During the shooting of his film “The Flying Doctors of East Africa” Werner Herzog made an interesting discovery about how humans perceive images (emphasis mine):
One of the doctors in the film talks of showing a poster of a fly to the villagers, who had never seen photographs or images of any sort. “We don’t have that problem,” they said. “Our flies aren’t that big.” It was a response that fascinated me, so we took the posters – one of a man, one of a human eye that filled an entire piece of paper, another of a hat – and conducted an experiment. I asked if they could identify the human eye, and most of the villagers couldn’t; the images were just abstract compositions to them. One man thought the window of the hut was an eye, and another pointed to the eye and said, “This is the rising sun.” It was clear that certain elements of visual perception are in some way culturally conditioned, that these people were processing images differently to how Westerners might.

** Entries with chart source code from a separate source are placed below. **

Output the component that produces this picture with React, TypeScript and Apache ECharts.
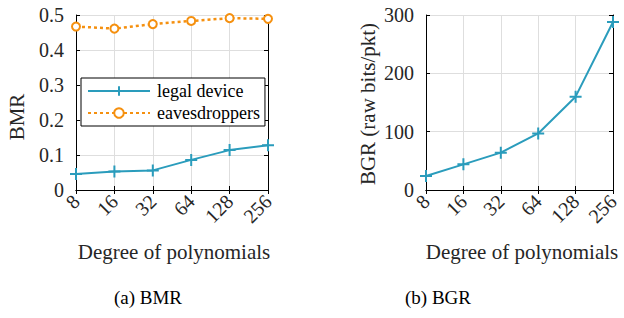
import React, { useEffect, useRef } from "react";
import * as echarts from "echarts";

const categories = ["8", "16", "32", "64", "128", "256"];
const bmrLegal = [0.046, 0.053, 0.056, 0.086, 0.114, 0.128];
const bmrEaves = [0.467, 0.461, 0.474, 0.483, 0.491, 0.489];
const bgrLegal = [24, 44, 64, 97, 160, 288];

const TEAL = "#2a9cbc";
const ORANGE = "#f5900f";
const FONT = "Times New Roman, Liberation Serif, DejaVu Serif, serif";
const TXT = "#262626";

const plusSymbol = "path://M5,0L5,10M0,5L10,5";

function xAxes(gridIndex: number) {
  return [
    {
      type: "category",
      gridIndex,
      data: categories,
      boundaryGap: false,
      axisLine: { show: true, lineStyle: { color: "#000", width: 1 } },
      axisTick: { show: true, inside: true, length: 4, lineStyle: { color: "#000" } },
      splitLine: { show: true, lineStyle: { color: "#dedede", width: 1 } },
      axisLabel: { rotate: 45, fontSize: 20, fontFamily: FONT, color: TXT, margin: 8 },
    },
    {
      type: "category",
      gridIndex,
      position: "top",
      data: categories,
      boundaryGap: false,
      axisLine: { show: true, lineStyle: { color: "#000", width: 1 } },
      axisTick: { show: true, inside: true, length: 4, lineStyle: { color: "#000" } },
      splitLine: { show: false },
      axisLabel: { show: false },
    },
  ];
}

function yAxes(gridIndex: number, max: number, interval: number, fmt: (v: number) => string) {
  return [
    {
      type: "value",
      gridIndex,
      min: 0,
      max,
      interval,
      axisLine: { show: true, lineStyle: { color: "#000", width: 1 } },
      axisTick: { show: true, inside: true, length: 4, lineStyle: { color: "#000" } },
      splitLine: { show: true, lineStyle: { color: "#dedede", width: 1 } },
      axisLabel: { fontSize: 20, fontFamily: FONT, color: TXT, margin: 12, formatter: fmt },
    },
    {
      type: "value",
      gridIndex,
      position: "right",
      min: 0,
      max,
      interval,
      axisLine: { show: true, lineStyle: { color: "#000", width: 1 } },
      axisTick: { show: true, inside: true, length: 4, lineStyle: { color: "#000" } },
      splitLine: { show: false },
      axisLabel: { show: false },
    },
  ];
}

function label(text: string, x: number, y: number, size: number, vertical = false, fill = TXT) {
  return {
    type: "text",
    x,
    y,
    rotation: vertical ? Math.PI / 2 : 0,
    style: {
      text,
      fontFamily: FONT,
      fontSize: size,
      fill,
      align: "center",
      verticalAlign: "middle",
    },
  };
}

export default function App() {
  const ref = useRef<HTMLDivElement>(null);
  useEffect(() => {
    if (!ref.current) return;
    const chart = echarts.init(ref.current, null, { renderer: "svg" });
    const option: any = {
      animation: false,
      backgroundColor: "#fff",
      textStyle: { fontFamily: FONT },
      grid: [
        { left: 76, top: 15, width: 192, height: 175 },
        { left: 426, top: 15, width: 187, height: 175 },
      ],
      xAxis: [...xAxes(0), ...xAxes(1)],
      yAxis: [
        ...yAxes(0, 0.5, 0.1, (v: number) => (v === 0 ? "0" : v.toFixed(1))),
        ...yAxes(1, 300, 100, (v: number) => String(v)),
      ],
      legend: {
        orient: "vertical",
        left: 81,
        top: 78,
        data: ["legal device", "eavesdroppers"],
        backgroundColor: "#fff",
        borderColor: "#000",
        borderWidth: 1,
        borderRadius: 0,
        padding: [4, 5, 4, 6],
        itemGap: 4,
        itemWidth: 62,
        itemHeight: 12,
        textStyle: { fontSize: 18, fontFamily: FONT, color: "#000", padding: [0, 0, 0, 2] },
      },
      series: [
        {
          name: "legal device",
          type: "line",
          xAxisIndex: 0,
          yAxisIndex: 0,
          data: bmrLegal,
          color: TEAL,
          lineStyle: { color: TEAL, width: 2 },
          symbol: plusSymbol,
          symbolSize: 12,
          itemStyle: { color: TEAL, borderColor: TEAL, borderWidth: 2 },
          z: 3,
        },
        {
          name: "eavesdroppers",
          type: "line",
          xAxisIndex: 0,
          yAxisIndex: 0,
          data: bmrEaves,
          color: ORANGE,
          lineStyle: { color: ORANGE, width: 2.5, type: [3, 3] },
          symbol: "emptyCircle",
          symbolSize: 8,
          itemStyle: { color: ORANGE, borderColor: ORANGE, borderWidth: 2.5 },
          z: 3,
        },
        {
          name: "BGR",
          type: "line",
          xAxisIndex: 2,
          yAxisIndex: 2,
          data: bgrLegal,
          color: TEAL,
          lineStyle: { color: TEAL, width: 2 },
          symbol: plusSymbol,
          symbolSize: 12,
          itemStyle: { color: TEAL, borderColor: TEAL, borderWidth: 2 },
          z: 3,
        },
      ],
      graphic: [
        label("BMR", 17, 117, 21, true),
        label("BGR (raw bits/pkt)", 368, 104, 21, true),
        label("Degree of polynomials", 174, 252, 21),
        label("Degree of polynomials", 522, 252, 21),
        label("(a) BMR", 148, 297, 19, false, "#000"),
        label("(b) BGR", 438, 297, 19, false, "#000"),
      ],
    };
    chart.setOption(option);
    return () => chart.dispose();
  }, []);
  return (
    <div
      ref={ref}
      style={{ position: "fixed", left: 0, top: 0, width: 624, height: 318, background: "#fff" }}
    />
  );
}
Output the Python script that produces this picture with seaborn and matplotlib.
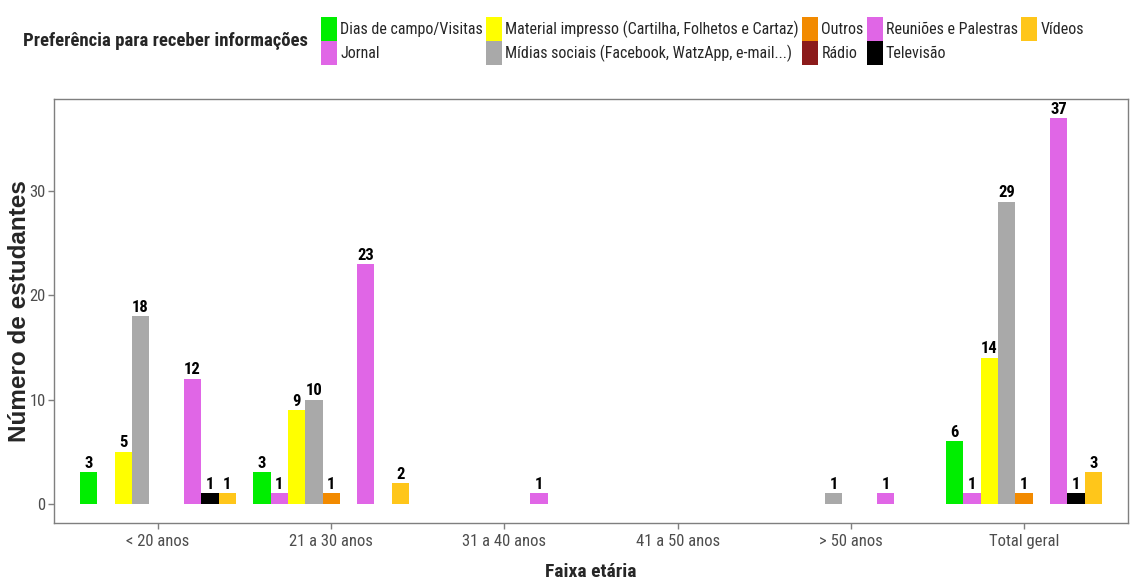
import numpy as np
import pandas as pd
import matplotlib
matplotlib.use('Agg')
import matplotlib.pyplot as plt
from matplotlib.patches import Patch
import seaborn as sns

# dados
faixas = ['< 20 anos', '21 a 30 anos', '31 a 40 anos', '41 a 50 anos', '> 50 anos', 'Total geral']
prefs = ['Dias de campo/Visitas', 'Jornal', 'Material impresso (Cartilha, Folhetos e Cartaz)',
         'Mídias sociais (Facebook, WatzApp, e-mail...)', 'Outros', 'Rádio',
         'Reuniões e Palestras', 'Televisão', 'Vídeos']
cores = ['#00EE00', '#E066E6', '#FFFF00', '#A9A9A9', '#F28A00', '#8B1A1A',
         '#E066E6', '#000000', '#FFC61A']

# valores por faixa (ordem de prefs), 0 = sem barra
v_menos20 = [3, 0, 5, 18, 0, 0, 12, 1, 1]
v_21a30 = [3, 1, 9, 10, 1, 0, 23, 0, 2]
v_31a40 = [0, 0, 0, 0, 0, 0, 1, 0, 0]
v_41a50 = [0, 0, 0, 0, 0, 0, 0, 0, 0]
v_mais50 = [0, 0, 0, 1, 0, 0, 1, 0, 0]
v_total = [6, 1, 14, 29, 1, 0, 37, 1, 3]

rows = []
for faixa, vals in zip(faixas, [v_menos20, v_21a30, v_31a40, v_41a50, v_mais50, v_total]):
    for p, v in zip(prefs, vals):
        if v > 0:
            rows.append({'faixa': faixa, 'pref': p, 'n': v})
df = pd.DataFrame(rows)

sns.set_style('white')
plt.rcParams['font.family'] = ['Roboto Condensed', 'Liberation Sans', 'DejaVu Sans']

W, H = 1139, 583
fig = plt.figure(figsize=(W / 100, H / 100), dpi=100)
ax = fig.add_axes([54 / W, 60 / H, 1074 / W, 424 / H])

sns.barplot(data=df, x='faixa', y='n', hue='pref', order=faixas, hue_order=prefs,
            palette=dict(zip(prefs, cores)), width=0.9, gap=0, saturation=1,
            errorbar=None, legend=False, ax=ax, linewidth=0)

for cont in ax.containers:
    ax.bar_label(cont, fmt='%d', padding=1, fontsize=12, fontweight='bold', color='black')

ax.set_xlim(-0.6, 5.6)
ax.set_ylim(-1.85, 38.85)
ax.set_yticks([0, 10, 20, 30])
for s in ax.spines.values():
    s.set_visible(True)
    s.set_color('#7F7F7F')
    s.set_linewidth(1.0)
ax.tick_params(axis='both', which='major', length=4, width=1, color='#7F7F7F',
               labelcolor='#4D4D4D', direction='out', bottom=True, left=True, pad=2)
ax.tick_params(axis='x', labelsize=12, pad=4)
ax.tick_params(axis='y', labelsize=12)

ax.set_xlabel('Faixa etária', fontsize=14, fontweight='bold', va='center')
ax.xaxis.set_label_coords(0.5, -(572 - 523) / 424)
ax.set_ylabel('Número de estudantes', fontsize=17.5, fontweight='bold', va='center',
              family=['Liberation Sans', 'DejaVu Sans'])
ax.yaxis.set_label_coords(-(54 - 19) / 1074, 0.5)

handles = [Patch(facecolor=c, edgecolor='none') for c in cores]
fig.legend(handles, prefs, ncol=5, loc='upper left', bbox_to_anchor=(321 / W, 1 - 17 / H),
           frameon=False, fontsize=11.5, handlelength=1.0, handleheight=1.95,
           handletextpad=0.2, columnspacing=0.2, labelspacing=0.0, borderpad=0,
           borderaxespad=0)
fig.text(308 / W, 1 - 41 / H, 'Preferência para receber informações', ha='right',
         va='center', fontsize=13.5, fontweight='bold')

fig.savefig('out.png', dpi=100)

Obviously, “cultural conditioning”, as Herzog calls it, plays a major role in how we perceive, decode, and understand images. We should not assume that these differences are relevant in the African steppe, only.
The media we consume, the conversations we have, the experiences we make, these all contribute to our cultural conditioning. How we see an image is influenced by this conditioning – apparently up to the degree that it’s not even given that we see the same things in an image. Let alone, decode their meaning in the same way.
So, if people don’t get the joke of our clever marketing campaign, it might be that they didn’t even have a chance to get it. They were conditioned differently and so they see the image differently.
(Of course, on the flip side, this can be turned into a powerful tool to address a specific group of people who you know will get the joke.)